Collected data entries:
★ ★ ★ ★

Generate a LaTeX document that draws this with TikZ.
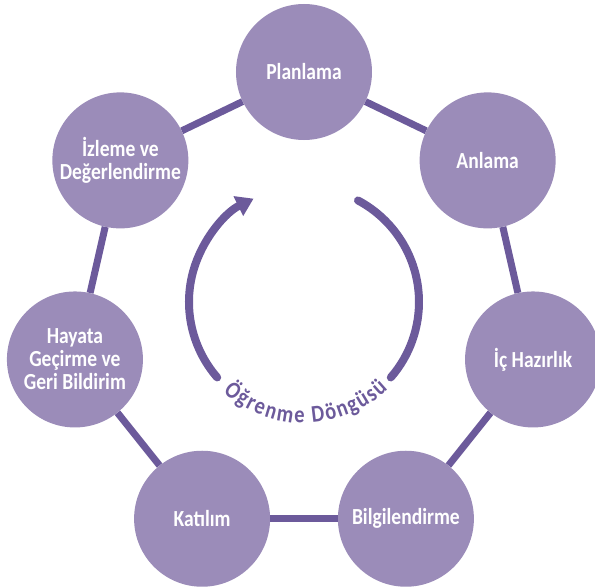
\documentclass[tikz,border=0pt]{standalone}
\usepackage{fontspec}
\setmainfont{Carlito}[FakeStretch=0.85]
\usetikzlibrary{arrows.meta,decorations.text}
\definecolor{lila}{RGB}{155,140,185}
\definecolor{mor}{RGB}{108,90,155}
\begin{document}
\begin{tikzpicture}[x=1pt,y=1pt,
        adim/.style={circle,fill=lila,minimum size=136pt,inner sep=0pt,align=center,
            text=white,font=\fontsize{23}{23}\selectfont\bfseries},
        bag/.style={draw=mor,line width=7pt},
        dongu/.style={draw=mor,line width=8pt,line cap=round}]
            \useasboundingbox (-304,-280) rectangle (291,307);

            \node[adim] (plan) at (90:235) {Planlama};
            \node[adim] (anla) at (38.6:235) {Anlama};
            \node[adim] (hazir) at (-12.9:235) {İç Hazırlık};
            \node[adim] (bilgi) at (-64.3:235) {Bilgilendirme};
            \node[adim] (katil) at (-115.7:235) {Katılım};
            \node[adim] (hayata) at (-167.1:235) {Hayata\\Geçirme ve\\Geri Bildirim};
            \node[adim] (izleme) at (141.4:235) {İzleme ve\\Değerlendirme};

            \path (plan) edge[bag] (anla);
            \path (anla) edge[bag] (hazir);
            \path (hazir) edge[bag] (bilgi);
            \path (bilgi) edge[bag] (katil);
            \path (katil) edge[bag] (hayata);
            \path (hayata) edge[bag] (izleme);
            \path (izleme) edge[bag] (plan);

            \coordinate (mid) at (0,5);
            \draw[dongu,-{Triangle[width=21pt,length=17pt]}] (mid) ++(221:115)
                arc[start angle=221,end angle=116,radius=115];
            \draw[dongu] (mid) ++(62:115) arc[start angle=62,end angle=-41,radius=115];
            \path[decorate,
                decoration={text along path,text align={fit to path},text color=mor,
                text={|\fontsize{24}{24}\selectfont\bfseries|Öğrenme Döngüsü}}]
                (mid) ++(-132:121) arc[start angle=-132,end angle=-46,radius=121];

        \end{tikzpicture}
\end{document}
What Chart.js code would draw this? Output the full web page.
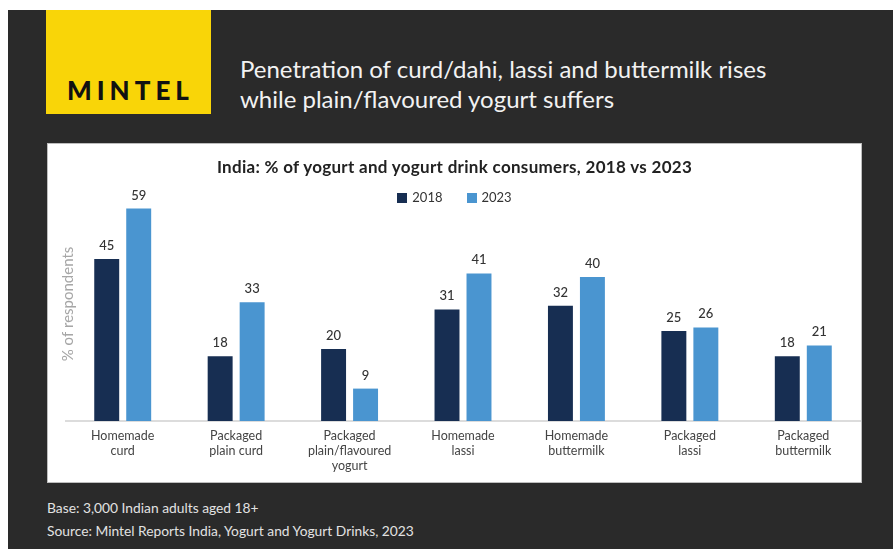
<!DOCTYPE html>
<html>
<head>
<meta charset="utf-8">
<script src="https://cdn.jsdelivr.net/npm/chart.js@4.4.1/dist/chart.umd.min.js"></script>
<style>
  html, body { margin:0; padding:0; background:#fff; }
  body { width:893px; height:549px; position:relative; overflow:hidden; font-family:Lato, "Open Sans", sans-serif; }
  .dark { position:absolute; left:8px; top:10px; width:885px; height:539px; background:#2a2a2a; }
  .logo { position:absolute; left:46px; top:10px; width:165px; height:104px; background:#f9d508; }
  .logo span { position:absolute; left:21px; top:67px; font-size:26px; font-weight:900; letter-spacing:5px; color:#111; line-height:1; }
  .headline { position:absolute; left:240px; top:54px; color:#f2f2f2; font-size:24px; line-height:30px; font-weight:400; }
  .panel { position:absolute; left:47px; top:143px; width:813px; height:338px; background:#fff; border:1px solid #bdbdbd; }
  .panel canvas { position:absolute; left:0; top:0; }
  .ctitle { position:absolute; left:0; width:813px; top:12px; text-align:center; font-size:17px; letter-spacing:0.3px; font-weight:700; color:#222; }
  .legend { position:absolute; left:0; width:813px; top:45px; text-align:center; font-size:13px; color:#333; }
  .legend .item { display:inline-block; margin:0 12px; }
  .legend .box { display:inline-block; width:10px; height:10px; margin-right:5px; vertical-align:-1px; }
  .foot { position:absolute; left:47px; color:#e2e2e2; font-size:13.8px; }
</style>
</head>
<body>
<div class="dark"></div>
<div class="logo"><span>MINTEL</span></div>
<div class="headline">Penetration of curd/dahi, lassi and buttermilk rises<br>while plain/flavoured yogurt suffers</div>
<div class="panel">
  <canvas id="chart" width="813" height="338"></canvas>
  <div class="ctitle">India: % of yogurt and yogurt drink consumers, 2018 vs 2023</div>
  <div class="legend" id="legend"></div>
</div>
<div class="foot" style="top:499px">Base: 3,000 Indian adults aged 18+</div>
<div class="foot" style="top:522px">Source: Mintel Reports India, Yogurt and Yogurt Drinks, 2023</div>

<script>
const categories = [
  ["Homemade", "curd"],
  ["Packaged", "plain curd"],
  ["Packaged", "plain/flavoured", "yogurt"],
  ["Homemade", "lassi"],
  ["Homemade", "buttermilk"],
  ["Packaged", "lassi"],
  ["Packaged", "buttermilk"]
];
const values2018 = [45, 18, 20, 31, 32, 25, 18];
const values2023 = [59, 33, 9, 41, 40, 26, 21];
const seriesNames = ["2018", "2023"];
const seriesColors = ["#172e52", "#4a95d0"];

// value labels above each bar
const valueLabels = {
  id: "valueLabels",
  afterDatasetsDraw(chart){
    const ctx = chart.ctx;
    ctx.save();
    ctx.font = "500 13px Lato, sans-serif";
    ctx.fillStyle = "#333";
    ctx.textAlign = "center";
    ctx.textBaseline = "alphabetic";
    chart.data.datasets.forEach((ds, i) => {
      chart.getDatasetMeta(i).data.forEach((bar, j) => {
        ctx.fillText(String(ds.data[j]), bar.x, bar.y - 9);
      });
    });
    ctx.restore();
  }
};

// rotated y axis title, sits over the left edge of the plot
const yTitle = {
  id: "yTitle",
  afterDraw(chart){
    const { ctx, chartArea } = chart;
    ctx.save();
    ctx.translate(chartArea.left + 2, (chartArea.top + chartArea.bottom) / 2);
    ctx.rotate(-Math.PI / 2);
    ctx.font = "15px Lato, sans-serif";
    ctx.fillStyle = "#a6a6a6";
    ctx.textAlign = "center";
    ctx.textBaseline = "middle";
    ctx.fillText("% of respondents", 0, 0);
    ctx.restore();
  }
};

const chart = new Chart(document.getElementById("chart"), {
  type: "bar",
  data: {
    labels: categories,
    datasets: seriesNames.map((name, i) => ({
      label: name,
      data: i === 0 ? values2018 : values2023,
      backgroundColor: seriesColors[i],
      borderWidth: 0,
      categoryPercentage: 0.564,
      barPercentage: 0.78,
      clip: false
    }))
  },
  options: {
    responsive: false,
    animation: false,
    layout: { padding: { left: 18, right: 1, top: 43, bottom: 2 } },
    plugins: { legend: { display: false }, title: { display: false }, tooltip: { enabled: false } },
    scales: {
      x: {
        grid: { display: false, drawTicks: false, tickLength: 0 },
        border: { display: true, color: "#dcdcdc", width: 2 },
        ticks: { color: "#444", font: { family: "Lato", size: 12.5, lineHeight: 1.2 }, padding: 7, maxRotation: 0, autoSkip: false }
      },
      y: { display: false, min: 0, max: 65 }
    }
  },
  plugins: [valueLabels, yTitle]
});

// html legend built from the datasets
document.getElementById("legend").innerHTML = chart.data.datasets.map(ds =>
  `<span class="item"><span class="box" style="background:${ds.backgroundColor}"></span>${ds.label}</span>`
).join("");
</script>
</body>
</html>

★ ★ ★ ★

> Instructions to follow: Leave out the pictures and copy everything else in the records word for word.

> Exercise response:
Generate a LaTeX document that draws this with TikZ.
\documentclass[tikz,border=0pt]{standalone}
\usepackage{fontspec}
\setmainfont{Carlito}[FakeStretch=0.85]
\usetikzlibrary{arrows.meta,decorations.text}
\definecolor{lila}{RGB}{155,140,185}
\definecolor{mor}{RGB}{108,90,155}
\begin{document}
\begin{tikzpicture}[x=1pt,y=1pt,
        adim/.style={circle,fill=lila,minimum size=136pt,inner sep=0pt,align=center,
            text=white,font=\fontsize{23}{23}\selectfont\bfseries},
        bag/.style={draw=mor,line width=7pt},
        dongu/.style={draw=mor,line width=8pt,line cap=round}]
            \useasboundingbox (-304,-280) rectangle (291,307);

            \node[adim] (plan) at (90:235) {Planlama};
            \node[adim] (anla) at (38.6:235) {Anlama};
            \node[adim] (hazir) at (-12.9:235) {İç Hazırlık};
            \node[adim] (bilgi) at (-64.3:235) {Bilgilendirme};
            \node[adim] (katil) at (-115.7:235) {Katılım};
            \node[adim] (hayata) at (-167.1:235) {Hayata\\Geçirme ve\\Geri Bildirim};
            \node[adim] (izleme) at (141.4:235) {İzleme ve\\Değerlendirme};

            \path (plan) edge[bag] (anla);
            \path (anla) edge[bag] (hazir);
            \path (hazir) edge[bag] (bilgi);
            \path (bilgi) edge[bag] (katil);
            \path (katil) edge[bag] (hayata);
            \path (hayata) edge[bag] (izleme);
            \path (izleme) edge[bag] (plan);

            \coordinate (mid) at (0,5);
            \draw[dongu,-{Triangle[width=21pt,length=17pt]}] (mid) ++(221:115)
                arc[start angle=221,end angle=116,radius=115];
            \draw[dongu] (mid) ++(62:115) arc[start angle=62,end angle=-41,radius=115];
            \path[decorate,
                decoration={text along path,text align={fit to path},text color=mor,
                text={|\fontsize{24}{24}\selectfont\bfseries|Öğrenme Döngüsü}}]
                (mid) ++(-132:121) arc[start angle=-132,end angle=-46,radius=121];

        \end{tikzpicture}
\end{document}
What Chart.js code would draw this? Output the full web page.
<!DOCTYPE html>
<html>
<head>
<meta charset="utf-8">
<script src="https://cdn.jsdelivr.net/npm/chart.js@4.4.1/dist/chart.umd.min.js"></script>
<style>
  html, body { margin:0; padding:0; background:#fff; }
  body { width:893px; height:549px; position:relative; overflow:hidden; font-family:Lato, "Open Sans", sans-serif; }
  .dark { position:absolute; left:8px; top:10px; width:885px; height:539px; background:#2a2a2a; }
  .logo { position:absolute; left:46px; top:10px; width:165px; height:104px; background:#f9d508; }
  .logo span { position:absolute; left:21px; top:67px; font-size:26px; font-weight:900; letter-spacing:5px; color:#111; line-height:1; }
  .headline { position:absolute; left:240px; top:54px; color:#f2f2f2; font-size:24px; line-height:30px; font-weight:400; }
  .panel { position:absolute; left:47px; top:143px; width:813px; height:338px; background:#fff; border:1px solid #bdbdbd; }
  .panel canvas { position:absolute; left:0; top:0; }
  .ctitle { position:absolute; left:0; width:813px; top:12px; text-align:center; font-size:17px; letter-spacing:0.3px; font-weight:700; color:#222; }
  .legend { position:absolute; left:0; width:813px; top:45px; text-align:center; font-size:13px; color:#333; }
  .legend .item { display:inline-block; margin:0 12px; }
  .legend .box { display:inline-block; width:10px; height:10px; margin-right:5px; vertical-align:-1px; }
  .foot { position:absolute; left:47px; color:#e2e2e2; font-size:13.8px; }
</style>
</head>
<body>
<div class="dark"></div>
<div class="logo"><span>MINTEL</span></div>
<div class="headline">Penetration of curd/dahi, lassi and buttermilk rises<br>while plain/flavoured yogurt suffers</div>
<div class="panel">
  <canvas id="chart" width="813" height="338"></canvas>
  <div class="ctitle">India: % of yogurt and yogurt drink consumers, 2018 vs 2023</div>
  <div class="legend" id="legend"></div>
</div>
<div class="foot" style="top:499px">Base: 3,000 Indian adults aged 18+</div>
<div class="foot" style="top:522px">Source: Mintel Reports India, Yogurt and Yogurt Drinks, 2023</div>

<script>
const categories = [
  ["Homemade", "curd"],
  ["Packaged", "plain curd"],
  ["Packaged", "plain/flavoured", "yogurt"],
  ["Homemade", "lassi"],
  ["Homemade", "buttermilk"],
  ["Packaged", "lassi"],
  ["Packaged", "buttermilk"]
];
const values2018 = [45, 18, 20, 31, 32, 25, 18];
const values2023 = [59, 33, 9, 41, 40, 26, 21];
const seriesNames = ["2018", "2023"];
const seriesColors = ["#172e52", "#4a95d0"];

// value labels above each bar
const valueLabels = {
  id: "valueLabels",
  afterDatasetsDraw(chart){
    const ctx = chart.ctx;
    ctx.save();
    ctx.font = "500 13px Lato, sans-serif";
    ctx.fillStyle = "#333";
    ctx.textAlign = "center";
    ctx.textBaseline = "alphabetic";
    chart.data.datasets.forEach((ds, i) => {
      chart.getDatasetMeta(i).data.forEach((bar, j) => {
        ctx.fillText(String(ds.data[j]), bar.x, bar.y - 9);
      });
    });
    ctx.restore();
  }
};

// rotated y axis title, sits over the left edge of the plot
const yTitle = {
  id: "yTitle",
  afterDraw(chart){
    const { ctx, chartArea } = chart;
    ctx.save();
    ctx.translate(chartArea.left + 2, (chartArea.top + chartArea.bottom) / 2);
    ctx.rotate(-Math.PI / 2);
    ctx.font = "15px Lato, sans-serif";
    ctx.fillStyle = "#a6a6a6";
    ctx.textAlign = "center";
    ctx.textBaseline = "middle";
    ctx.fillText("% of respondents", 0, 0);
    ctx.restore();
  }
};

const chart = new Chart(document.getElementById("chart"), {
  type: "bar",
  data: {
    labels: categories,
    datasets: seriesNames.map((name, i) => ({
      label: name,
      data: i === 0 ? values2018 : values2023,
      backgroundColor: seriesColors[i],
      borderWidth: 0,
      categoryPercentage: 0.564,
      barPercentage: 0.78,
      clip: false
    }))
  },
  options: {
    responsive: false,
    animation: false,
    layout: { padding: { left: 18, right: 1, top: 43, bottom: 2 } },
    plugins: { legend: { display: false }, title: { display: false }, tooltip: { enabled: false } },
    scales: {
      x: {
        grid: { display: false, drawTicks: false, tickLength: 0 },
        border: { display: true, color: "#dcdcdc", width: 2 },
        ticks: { color: "#444", font: { family: "Lato", size: 12.5, lineHeight: 1.2 }, padding: 7, maxRotation: 0, autoSkip: false }
      },
      y: { display: false, min: 0, max: 65 }
    }
  },
  plugins: [valueLabels, yTitle]
});

// html legend built from the datasets
document.getElementById("legend").innerHTML = chart.data.datasets.map(ds =>
  `<span class="item"><span class="box" style="background:${ds.backgroundColor}"></span>${ds.label}</span>`
).join("");
</script>
</body>
</html>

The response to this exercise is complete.